§ What to produce: Output the material exactly, but drop every image it holds.

§ Supplied information:
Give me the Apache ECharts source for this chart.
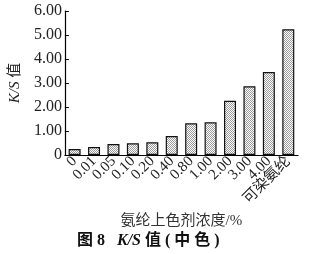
<!DOCTYPE html>
<html><head><meta charset="utf-8">
<script src="https://cdn.jsdelivr.net/npm/echarts@6/dist/echarts.min.js"></script>
<style>html,body{margin:0;padding:0;background:#fff}#c{width:317px;height:254px}</style>
</head><body><div id="c"></div>
<script>
const categories = ['0','0.01','0.05','0.10','0.20','0.40','0.80','1.00','2.00','3.00','4.00','可染氨纶'];
const values = [0.25,0.33,0.46,0.49,0.53,0.79,1.32,1.36,2.26,2.86,3.46,5.24];

const pc = document.createElement('canvas');
pc.width = 2; pc.height = 2;
const px = pc.getContext('2d');
px.fillStyle = '#ffffff'; px.fillRect(0,0,2,2);
px.fillStyle = '#9a9a9a'; px.fillRect(0,0,1,1); px.fillRect(1,1,1,1);

const serif = '"Liberation Serif","Noto Sans CJK SC",serif';
const chart = echarts.init(document.getElementById('c'));
chart.setOption({
  animation:false,
  grid:{left:54,right:19,top:11,bottom:99,containLabel:false},
  xAxis:{type:'category',data:categories,
    axisLine:{lineStyle:{color:'#000',width:1.2}},axisTick:{show:false},
    axisLabel:{rotate:45,color:'#222',fontFamily:serif,fontSize:15,margin:4,interval:0},
    name:'氨纶上色剂浓度/%',nameLocation:'middle',nameGap:58,
    nameTextStyle:{color:'#333',fontFamily:serif,fontSize:15}},
  yAxis:{type:'value',min:0,max:6,interval:1,
    axisLine:{show:true,lineStyle:{color:'#000',width:1.2}},
    axisTick:{show:true,inside:true,length:4,lineStyle:{color:'#000'}},
    splitLine:{show:false},
    axisLabel:{color:'#222',fontFamily:serif,fontSize:16,margin:3,
      formatter:v=>v===0?'0':v.toFixed(2)},
    name:'{i|K/S} 值',nameLocation:'middle',nameRotate:90,nameGap:40,
    nameTextStyle:{color:'#222',fontFamily:serif,fontSize:15,
      rich:{i:{fontStyle:'italic',fontFamily:serif,fontSize:15,color:'#222'}}}},
  series:[{type:'bar',data:values,barWidth:12,
    itemStyle:{color:{image:pc,repeat:'repeat'},borderColor:'#111',borderWidth:1.2}}],
  graphic:[{type:'text',left:77,top:233,
    style:{text:'图 8   {i|K/S} 值 ( 中 色 )',fill:'#111',
      font:'bold 16px '+serif,
      rich:{i:{fontStyle:'italic',fontWeight:'bold',fontFamily:serif,fontSize:16,fill:'#111'}}}}]
});
</script></body></html>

§ Exercise output:
Give me the Apache ECharts source for this chart.
<!DOCTYPE html>
<html><head><meta charset="utf-8">
<script src="https://cdn.jsdelivr.net/npm/echarts@6/dist/echarts.min.js"></script>
<style>html,body{margin:0;padding:0;background:#fff}#c{width:317px;height:254px}</style>
</head><body><div id="c"></div>
<script>
const categories = ['0','0.01','0.05','0.10','0.20','0.40','0.80','1.00','2.00','3.00','4.00','可染氨纶'];
const values = [0.25,0.33,0.46,0.49,0.53,0.79,1.32,1.36,2.26,2.86,3.46,5.24];

const pc = document.createElement('canvas');
pc.width = 2; pc.height = 2;
const px = pc.getContext('2d');
px.fillStyle = '#ffffff'; px.fillRect(0,0,2,2);
px.fillStyle = '#9a9a9a'; px.fillRect(0,0,1,1); px.fillRect(1,1,1,1);

const serif = '"Liberation Serif","Noto Sans CJK SC",serif';
const chart = echarts.init(document.getElementById('c'));
chart.setOption({
  animation:false,
  grid:{left:54,right:19,top:11,bottom:99,containLabel:false},
  xAxis:{type:'category',data:categories,
    axisLine:{lineStyle:{color:'#000',width:1.2}},axisTick:{show:false},
    axisLabel:{rotate:45,color:'#222',fontFamily:serif,fontSize:15,margin:4,interval:0},
    name:'氨纶上色剂浓度/%',nameLocation:'middle',nameGap:58,
    nameTextStyle:{color:'#333',fontFamily:serif,fontSize:15}},
  yAxis:{type:'value',min:0,max:6,interval:1,
    axisLine:{show:true,lineStyle:{color:'#000',width:1.2}},
    axisTick:{show:true,inside:true,length:4,lineStyle:{color:'#000'}},
    splitLine:{show:false},
    axisLabel:{color:'#222',fontFamily:serif,fontSize:16,margin:3,
      formatter:v=>v===0?'0':v.toFixed(2)},
    name:'{i|K/S} 值',nameLocation:'middle',nameRotate:90,nameGap:40,
    nameTextStyle:{color:'#222',fontFamily:serif,fontSize:15,
      rich:{i:{fontStyle:'italic',fontFamily:serif,fontSize:15,color:'#222'}}}},
  series:[{type:'bar',data:values,barWidth:12,
    itemStyle:{color:{image:pc,repeat:'repeat'},borderColor:'#111',borderWidth:1.2}}],
  graphic:[{type:'text',left:77,top:233,
    style:{text:'图 8   {i|K/S} 值 ( 中 色 )',fill:'#111',
      font:'bold 16px '+serif,
      rich:{i:{fontStyle:'italic',fontWeight:'bold',fontFamily:serif,fontSize:16,fill:'#111'}}}}]
});
</script></body></html>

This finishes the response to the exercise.